Consolidating your 401(k) accounts can streamline your retirement savings management, potentially lower your fees, and enhance your investment strategy. However, it’s important to carefully consider the tax implications, potential penalties, and investment options before proceeding. By doing your due diligence and consulting with a financial professional, you can make an informed decision that aligns with your retirement goals.

Frequently Asked Questions

Is it better to have one 401k account or multiple?

Combining multiple 401(k) accounts can potentially reduce costs, such as maintenance fees, and help you keep more of your money.
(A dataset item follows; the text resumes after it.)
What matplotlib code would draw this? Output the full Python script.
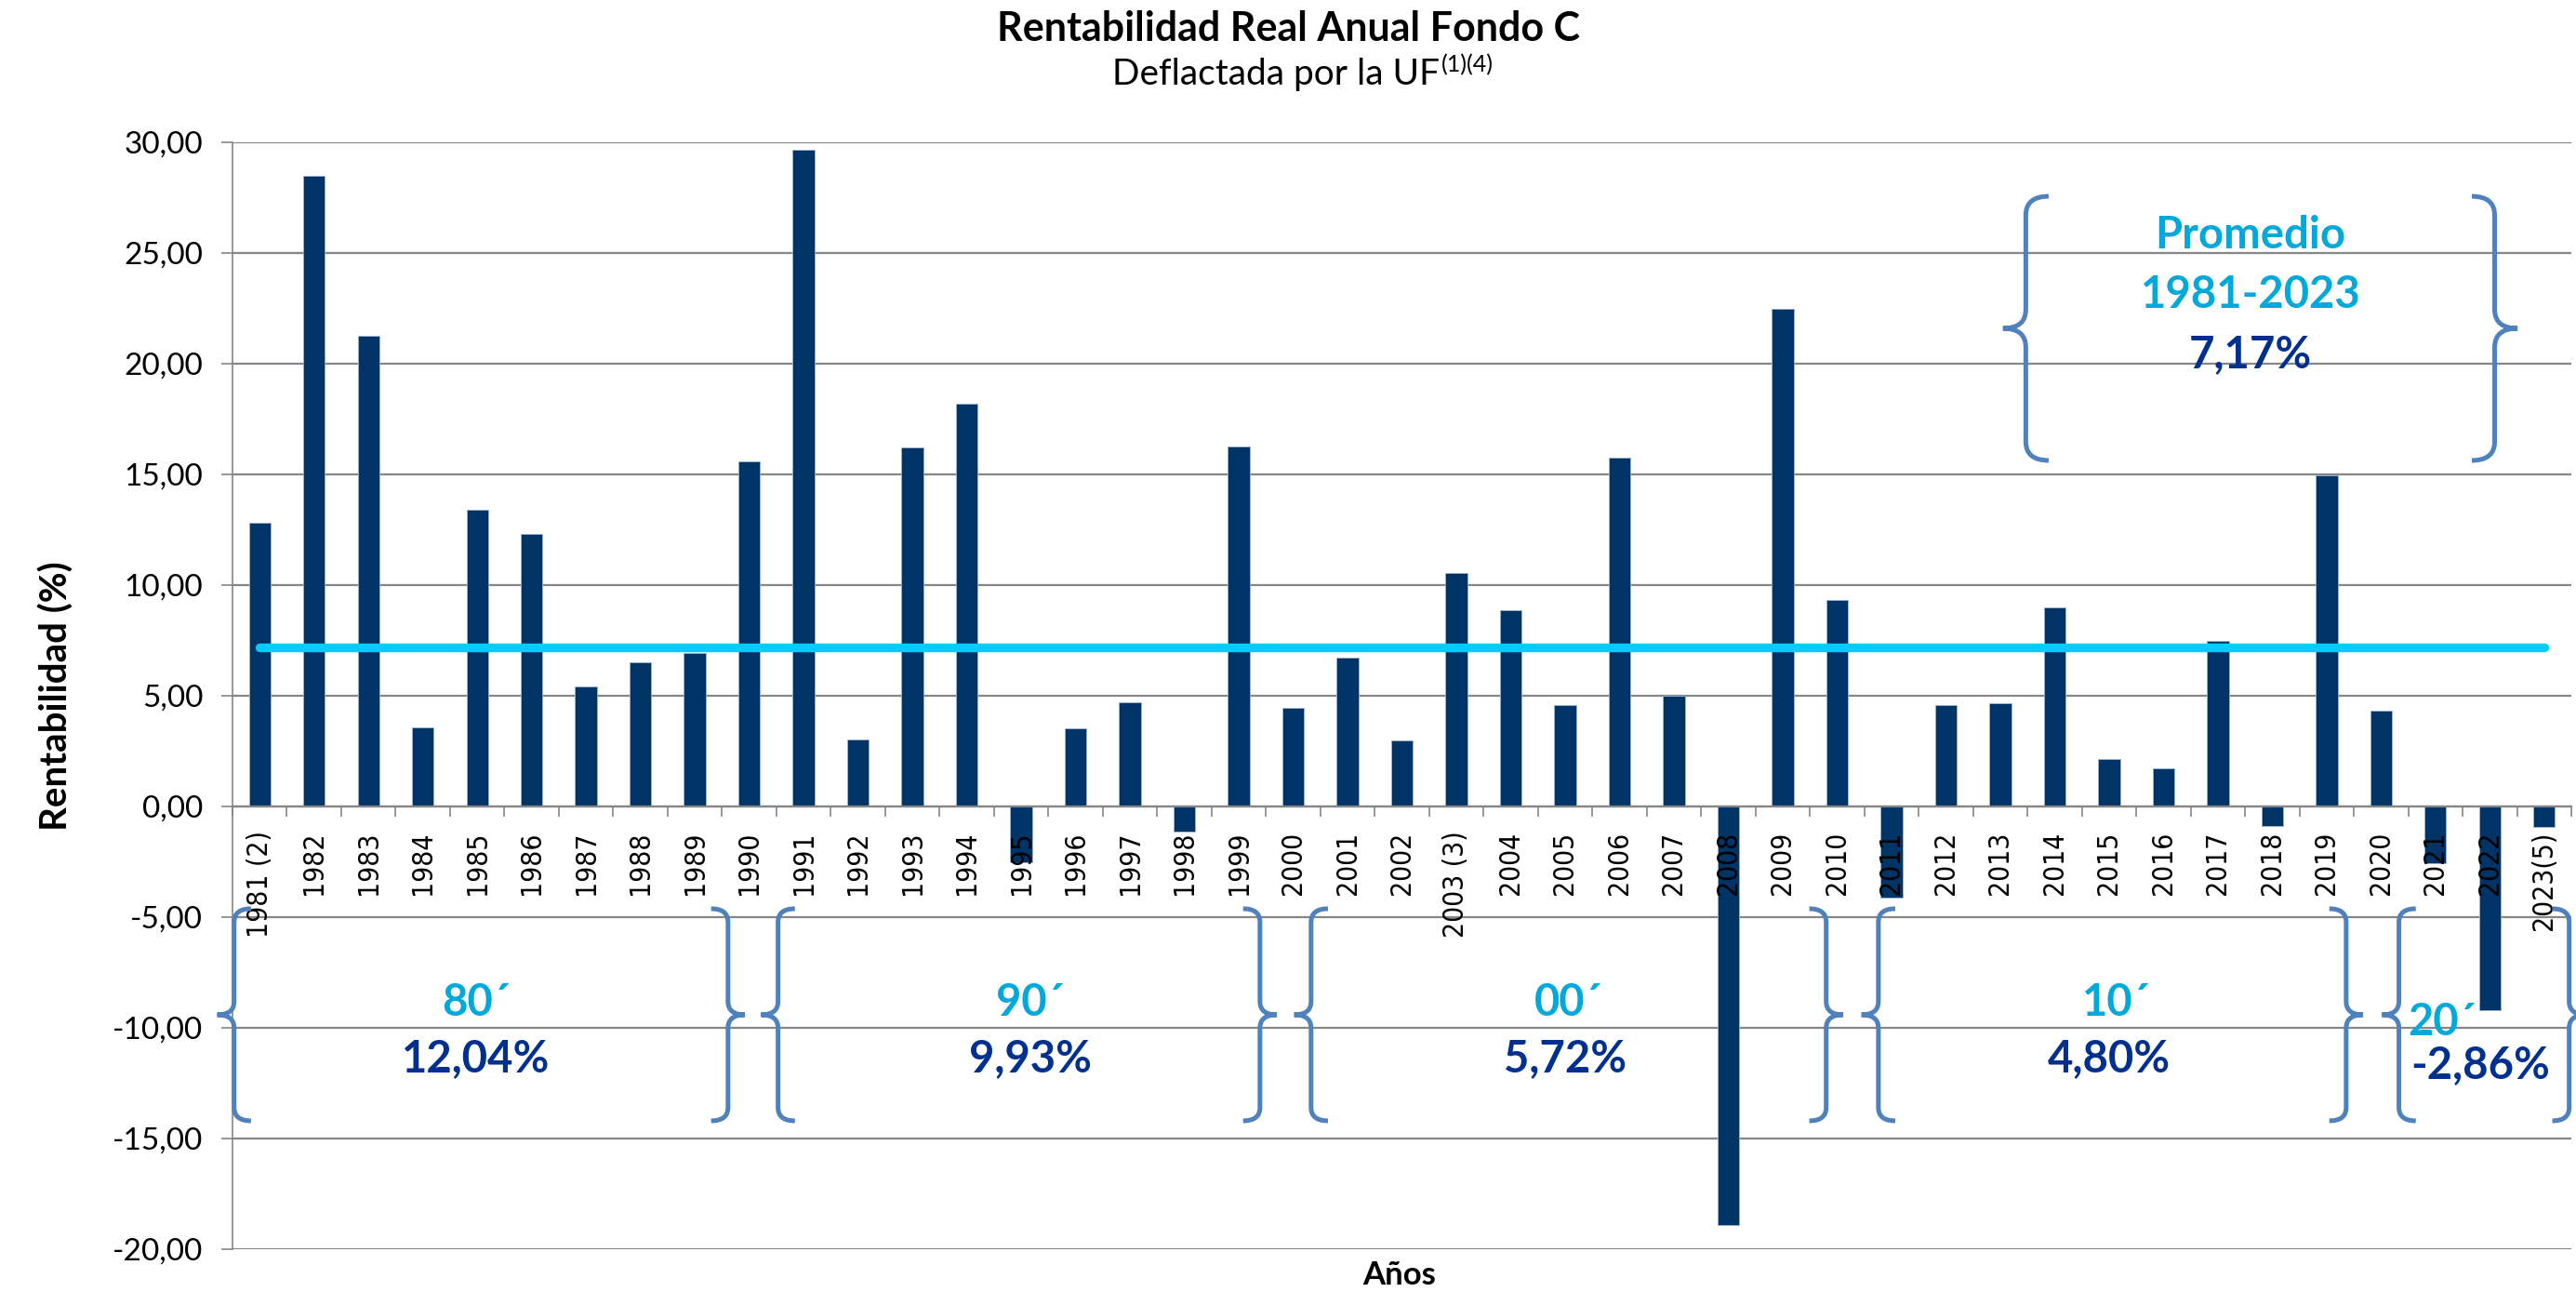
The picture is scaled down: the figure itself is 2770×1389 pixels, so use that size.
import matplotlib
matplotlib.use("Agg")
import numpy as np
import matplotlib.pyplot as plt
from matplotlib.path import Path
from matplotlib.patches import PathPatch

# data
years = ['1981 (2)', '1982', '1983', '1984', '1985', '1986', '1987', '1988', '1989',
         '1990', '1991', '1992', '1993', '1994', '1995', '1996', '1997', '1998', '1999',
         '2000', '2001', '2002', '2003 (3)', '2004', '2005', '2006', '2007', '2008', '2009',
         '2010', '2011', '2012', '2013', '2014', '2015', '2016', '2017', '2018', '2019',
         '2020', '2021', '2022', '2023(5)']
returns = [12.81, 28.50, 21.24, 3.56, 13.41, 12.30, 5.43, 6.50, 6.93,
           15.60, 29.66, 3.04, 16.20, 18.18, -2.51, 3.55, 4.69, -1.12, 16.26,
           4.44, 6.73, 2.98, 10.54, 8.86, 4.56, 15.77, 4.99, -18.92, 22.50,
           9.33, -4.10, 4.59, 4.67, 8.98, 2.15, 1.73, 7.50, -0.88, 14.97,
           4.32, -2.56, -9.19, -0.91]
promedio = 7.17
decade_names = ['80´', '90´', '00´', '10´', '20´']
decade_avgs = [12.04, 9.93, 5.72, 4.80, -2.86]

BAR = '#003366'
CYAN_LINE = '#00CCFF'
CYAN_TXT = '#00A9DA'
DARK_TXT = '#00308F'
BRACE = '#4F81BD'
GRID = '#868686'
FONT = 'Lato'

plt.rcParams['font.family'] = [FONT, 'DejaVu Sans']

W, H = 2770, 1389
fig = plt.figure(figsize=(W / 100, H / 100), dpi=100)
ax = fig.add_axes([250 / W, 46 / H, 2515 / W, 1190 / H])

x = np.arange(len(years))
ax.bar(x, returns, width=0.40, color=BAR, edgecolor='#9DB3CF', linewidth=0.6, zorder=1)
ax.plot([x[0], x[-1]], [promedio, promedio], color=CYAN_LINE, lw=6.8,
        solid_capstyle='round', zorder=3)

# spines first (moving a spine resets the ticks)
for s in ['top', 'right']:
    ax.spines[s].set_visible(False)
ax.spines['bottom'].set_position(('data', 0))
ax.spines['bottom'].set_color(GRID)
ax.spines['bottom'].set_linewidth(1.6)
ax.spines['left'].set_color(GRID)
ax.spines['left'].set_linewidth(1.2)

ax.set_xlim(-0.5, len(years) - 0.5)
ax.set_ylim(-20, 30)
yt = np.arange(-20, 31, 5)
ax.yaxis.grid(True, color=GRID, lw=1.6)
ax.yaxis.set_zorder(0.5)
ax.xaxis.set_zorder(2.5)
ax.tick_params(axis='y', direction='out', length=9, width=1.2, color=GRID, pad=14)
ax.tick_params(axis='x', which='major', length=0, pad=19)
ax.tick_params(axis='x', which='minor', direction='out', length=8, width=1.2, color=GRID)

ax.set_yticks(yt)
ax.set_yticklabels([f'{v:.2f}'.replace('.', ',') for v in yt], fontsize=24)
ax.set_xticks(x)
ax.set_xticks(np.arange(-0.5, len(years), 1), minor=True)
ax.set_xticklabels(years, rotation=90, fontsize=21.5, family='DejaVu Sans',
                   fontstretch='condensed', va='top', ha='center')

ax.set_ylabel('Rentabilidad (%)', fontsize=29, fontweight='bold', labelpad=30)
fig.text(1505 / W, 1 - 1371 / H, 'Años', ha='center', va='center',
         fontsize=25, fontweight='bold')

# titles
fig.text(0.5, 1 - 31 / H, 'Rentabilidad Real Anual Fondo C', ha='center', va='center',
         fontsize=31, fontweight='bold')
sub = fig.text(1372 / W, 1 - 80 / H, 'Deflactada por la UF', ha='center', va='center',
               fontsize=28)
r = fig.canvas.get_renderer()
bb = sub.get_window_extent(r)
fig.text(bb.x1 / W + 0.0005, 1 - 70 / H, '(1)(4)', ha='left', va='center', fontsize=18)


def brace(xl, yt_, yb, side, d, rr, lw=3.6):
    s = 1 if side == 'left' else -1
    ym = (yt_ + yb) / 2
    verts = [(xl + s * d, yt_), (xl, yt_), (xl, yt_ - rr),
             (xl, ym + rr), (xl, ym), (xl - s * d, ym),
             (xl, ym), (xl, ym - rr),
             (xl, yb + rr), (xl, yb), (xl + s * d, yb)]
    codes = [Path.MOVETO, Path.CURVE3, Path.CURVE3,
             Path.LINETO, Path.CURVE3, Path.CURVE3,
             Path.CURVE3, Path.CURVE3,
             Path.LINETO, Path.CURVE3, Path.CURVE3]
    ax.add_patch(PathPatch(Path(verts, codes), fill=False, edgecolor=BRACE, lw=lw,
                           capstyle='butt', clip_on=False, zorder=4))


# decade braces (left line, right line in category units)
brace_spans = [(-0.47, 8.61), (9.53, 18.39), (19.33, 28.80), (29.76, 38.36), (39.33, 42.46)]
for (xa, xb) in brace_spans:
    brace(xa, -4.62, -14.2, 'left', 0.31, 0.6)
    brace(xb, -4.62, -14.2, 'right', 0.31, 0.6)

name_pos = [(3.98, -8.87), (14.17, -8.87), (24.06, -8.87), (34.13, -8.87), (40.13, -9.75)]
avg_pos = [(3.98, -11.39), (14.17, -11.39), (24.0, -11.39), (34.0, -11.39), (40.83, -11.68)]
for nm, av, pn, pa in zip(decade_names, decade_avgs, name_pos, avg_pos):
    ax.text(pn[0], pn[1], nm, ha='center', va='center', fontsize=34, fontweight='bold',
            color=CYAN_TXT, zorder=5, clip_on=False)
    ax.text(pa[0], pa[1], f'{av:.2f}%'.replace('.', ','), ha='center', va='center',
            fontsize=34, fontweight='bold', color=DARK_TXT, zorder=5, clip_on=False)

# promedio box
brace(32.47, 27.56, 15.63, 'left', 0.42, 0.85)
brace(41.09, 27.56, 15.63, 'right', 0.42, 0.85)
ax.text(36.6, 25.8, 'Promedio', ha='center', va='center', fontsize=34, fontweight='bold',
        color=CYAN_TXT, zorder=5)
ax.text(36.6, 23.1, '1981-2023', ha='center', va='center', fontsize=34, fontweight='bold',
        color=CYAN_TXT, zorder=5)
ax.text(36.6, 20.4, f'{promedio:.2f}%'.replace('.', ','), ha='center', va='center',
        fontsize=34, fontweight='bold', color=DARK_TXT, zorder=5)

fig.savefig('out.png', dpi=100)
Is there a fee to consolidate 401k?

No, there is usually no transfer fee charged when consolidating a 401(k) into a new tax-advantaged retirement account. However, be aware that account fees for the new account might differ from those for the old account.

How do I combine 401k accounts from previous jobs?

Contact your new employer’s plan administrator to request a direct rollover of your old 401(k) funds into your new employer’s 401(k) plan without incurring taxes or penalties. Work with the administrator to allocate your savings to new investment options.

Can I consolidate my Roth and Traditional IRAs?

No, you cannot consolidate Roth and Traditional IRAs due to their different tax treatments.

What are the potential penalties for early withdrawal?

If you cash out your 401(k) funds instead of rolling them over, you may face a 10% early withdrawal penalty if you’re under 59½. To avoid penalties and taxes, funds transferred during a rollover must reach the new account within 60 days.